Art History’s Untold Stories with Nea Tandini

05.09.2024 h 19.30

Art History’s Untold Stories with Nea Tandini

talk

Art historian Nea Tandini returns to Destil on September 5 at 19:30 to tell the stories of artistic rivalries that have shaped the most famous masterpieces of world art history.

At the funeral of Michelangelo Buonarroti, the entire city of Florence gathered in the church of Santa Croce to bid a final farewell to the greatest artist of the Republic, through poems and flowers. During the ceremony, the consul of the Academy of Florence declared that Raphael of Urbino would be the greatest artist in the world if Michelangelo had not existed. Surely, if the two above-mentioned artists were present at this funeral ceremony, they would have considered this earnest speech rather distasteful. But this statement - which revived in the collective memory the rivalry between the two artistic geniuses - did not fail to excite the audience present.

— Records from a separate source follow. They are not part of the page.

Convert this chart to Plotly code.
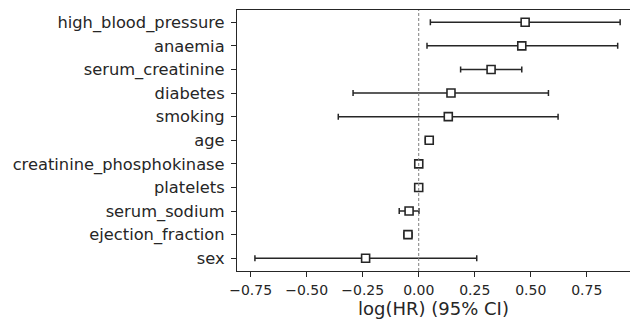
import plotly.graph_objects as go

# Cox model coefficients with 95% confidence bounds (log hazard ratio)
covariates = ["sex", "ejection_fraction", "serum_sodium", "platelets",
              "creatinine_phosphokinase", "age", "smoking", "diabetes",
              "serum_creatinine", "anaemia", "high_blood_pressure"]
coef = [-0.237, -0.048, -0.043, 0.0, 0.0002, 0.047, 0.132, 0.144,
        0.323, 0.460, 0.475]
ci_lower = [-0.731, -0.066, -0.087, -0.0001, 0.0001, 0.030, -0.359, -0.293,
            0.187, 0.037, 0.052]
ci_upper = [0.259, -0.030, 0.001, 0.0001, 0.0003, 0.064, 0.622, 0.579,
            0.460, 0.888, 0.899]
x_ticks = [-0.75, -0.50, -0.25, 0.00, 0.25, 0.50, 0.75]
x_tick_labels = ["\u22120.75", "\u22120.50", "\u22120.25", "0.00", "0.25", "0.50", "0.75"]

rows = list(range(len(covariates)))
err_plus = [u - c for u, c in zip(ci_upper, coef)]
err_minus = [c - l for c, l in zip(coef, ci_lower)]

ink = "#262626"
family = "DejaVu Sans"
xtick_font = dict(family=family, size=14, color=ink)
ytick_font = dict(family=family, size=16.3, color=ink)
title_font = dict(family=family, size=18, color=ink)

fig = go.Figure()
fig.add_trace(go.Scatter(
    x=coef, y=rows, mode="markers",
    marker=dict(symbol="square", size=8, color="white",
                line=dict(color=ink, width=1.6)),
    error_x=dict(type="data", symmetric=False, array=err_plus,
                 arrayminus=err_minus, color=ink, thickness=1.5, width=3),
    showlegend=False, hoverinfo="skip",
))

fig.add_vline(x=0, line=dict(color="#7f7f7f", width=1, dash="3px,2px"))

fig.update_layout(
    width=630, height=323,
    margin=dict(l=237, r=0, t=10, b=52),
    paper_bgcolor="white", plot_bgcolor="white",
    font=xtick_font,
    xaxis=dict(
        range=[-0.811, 0.943], tickvals=x_ticks, ticktext=x_tick_labels,
        showgrid=False, zeroline=False, showline=True, linecolor=ink,
        linewidth=1.2, mirror=True, ticks="outside", ticklen=5,
        tickcolor=ink, tickfont=xtick_font, ticklabelstandoff=1,
        title=dict(text="log(HR) (95% CI)", font=title_font, standoff=2),
    ),
    yaxis=dict(
        range=[-0.54, 10.52], tickvals=rows, ticktext=covariates,
        showgrid=False, zeroline=False, showline=True, linecolor=ink,
        linewidth=1.2, mirror=False, ticks="outside", ticklen=5,
        tickcolor=ink, tickfont=ytick_font, ticklabelstandoff=3,
    ),
)

fig.write_html("out.html")
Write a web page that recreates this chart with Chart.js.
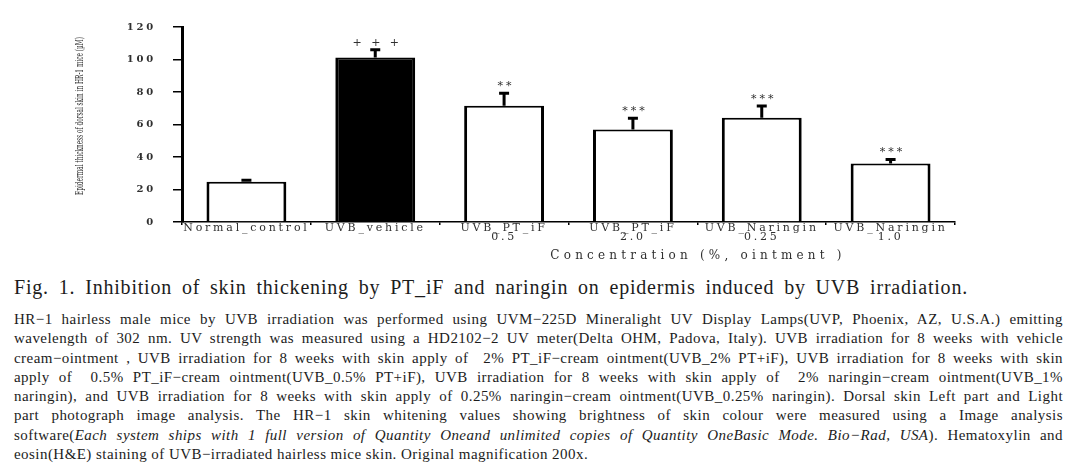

Although rivalries between artists are common in art history, the public never ceases to nurture an enthusiastic curiosity about them. Perhaps, because in the collective imagination, the accomplished artist is a genius, necessarily stripped of the petty feelings, such as jealousy or malice, that would transform him into a completely ordinary being. And yet, just as talent and genius are an integral part of a masterpiece that has marked history, human trifles are also fully present in them.